La loi du 17 décembre 2007 a ouvert les possibilités de choix du bénéficiaire d’un contrat d’assurance vie.
Le régime antérieur, se voulant très protecteur, en était devenu « un frein à l’assurance » pour la personne placée sous un régime de tutelle. En effet comme l’affirme Monsieur Luc Mayaux « l’acte de désignation du bénéficiaire n’est pas seulement unilatéral, il est aussi personnel au souscripteur. Lui seul peut l’accomplir à l’exclusion notamment de son représentant légal ».
Par conséquent, en matière de curatelle, le curateur n’ayant qu’une mission d’assistance et l’intéressé agissant seul, cela ne posait pas de réelle difficulté.
Mais en matière de tutelle, qui consiste en une représentation de l’incapable par le tuteur, cela paralysait quasiment toute action.
Loi , jurisprudence et doctrine s’accordaient à penser que l’acte de désignation du bénéficiaire était un acte personnel et intime qui ne pouvait être réalisé par une personne extérieure, quand bien même il s’agissait d’un représentant légal.
Un assouplissement pouvait être envisagé lorsqu’il s’agissait d’une désignation à titre onéreux puisque l’on peut considérer que si la décision restait personnelle, le caractère intime s’estompait. L’obstacle était, par ailleurs, difficilement franchissable lorsqu’il s’agissait d’une désignation à titre gratuit. En effet, une personne placée sous tutelle dont les facultés mentales étaient totalement altérées n’avait aucunement la possibilité de désigner un tiers bénéficiaire à titre gratuit puisque aucune personne ne pouvait se substituer à elle et agir en son nom. La seule alternative à ce blocage aurait été l’obtention d’un accord du juge attribuant exceptionnellement au tuteur le pouvoir de désigner un tiers bénéficiaire à titre gratuit. Procédure qui ne semble pas avoir reçu d’application.
Conscient de ces importantes lacunes, le législateur à remodelé la procédure de désignation du bénéficiaire d’un contrat d’assurance vie par un incapable.

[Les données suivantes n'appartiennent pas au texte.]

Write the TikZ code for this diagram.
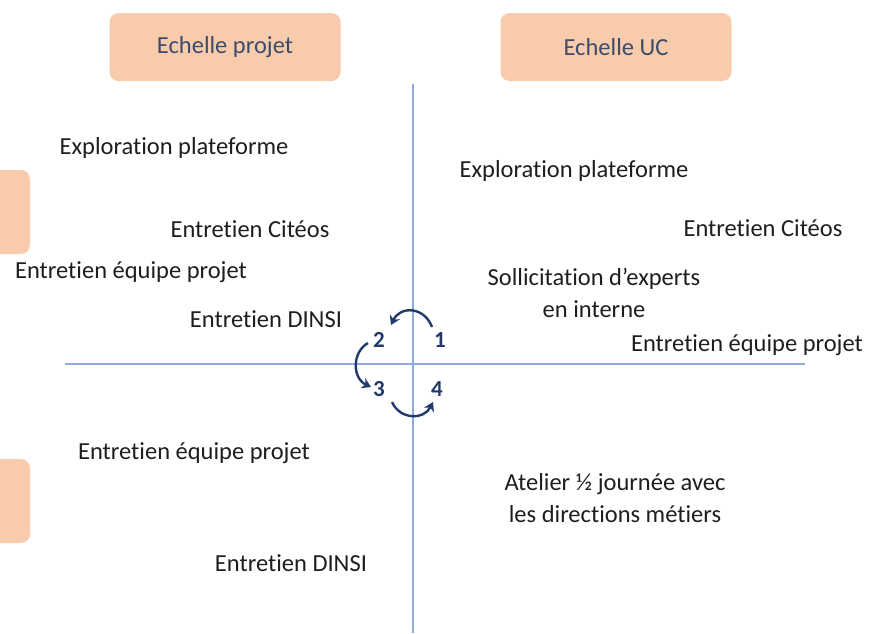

Désormais, et ce depuis le 18 décembre 2007, c’est l’article L132-4-1 du code des assurances qui régit ce processus. La méthode de désignation a été considérablement simplifiée puisque l’article précédemment cité dispose que « lorsqu’une tutelle a été ouverte à l’égard du stipulant, la souscription ou le rachat d’un contrat d’assurance sur la vie ainsi que la désignation ou la substitution du bénéficiaire ne peuvent être accomplis qu’avec l’autorisation du juge des tutelles ou du conseil de famille s’il a été constitué. Après l’ouverture d’une curatelle, ces mêmes actes ne peuvent être accomplis qu’avec l’assistance du curateur ».
Il en résulte que le majeur placé sous tutelle peut enfin désigner un bénéficiaire que ce soit à titre gratuit ou à titre onéreux, et ce, par le biais de son tuteur qui agit en son nom. La procédure est ainsi la même que pour la conclusion du contrat, à savoir l’obtention de l’autorisation du juge ou du conseil de famille s’il a été constitué en cas de tutelle et l’assistance du curateur en cas de curatelle.
De plus, le texte ne distingue plus la désignation à titre onéreux de la désignation à titre gratuit, ni le fait que le bénéficiaire soit le souscripteur lui-même (la personne protégée) ou un tiers. La procédure permet donc de choisir librement le bénéficiaire du contrat d’assurance vie et ouvre ainsi, à la personne protégée, un large choix.
Il est désormais incontournable de se poser la question suivante : le curateur ou le tuteur peut-il être le bénéficiaire du contrat ?
L’article L132-4-1 alinéa 2 du code des assurances répond à cette interrogation et dispose que ces derniers seraient présumés « être en opposition d’intérêts avec la personne protégée ». Le code civil prévoit une solution en matière de tutelle à l’article 389-3 alinéa 2 qui dispose qu’un tuteur ad hoc, nommé par le juge, peut vérifier que la désignation soit conforme à l’intérêt de la personne protégée. La loi du 5 mars 2007 a repris cette solution et l’a appliquée à la curatelle. Ainsi, si tout danger est écarté pour la personne protégée ainsi que pour son patrimoine, tuteurs et curateurs pourront être les bénéficiaires du contrat. Cette nouvelle mesure est appréciable car souvent les organes de protection sont des proches de l’incapable. Ce sont souvent les parents, époux ou les enfants adultes qui sont désignés. Leur qualité de tuteur et curateur n’est ainsi plus un obstacle à la transmission du patrimoine de la personne fragilisée par la voie du contrat vie.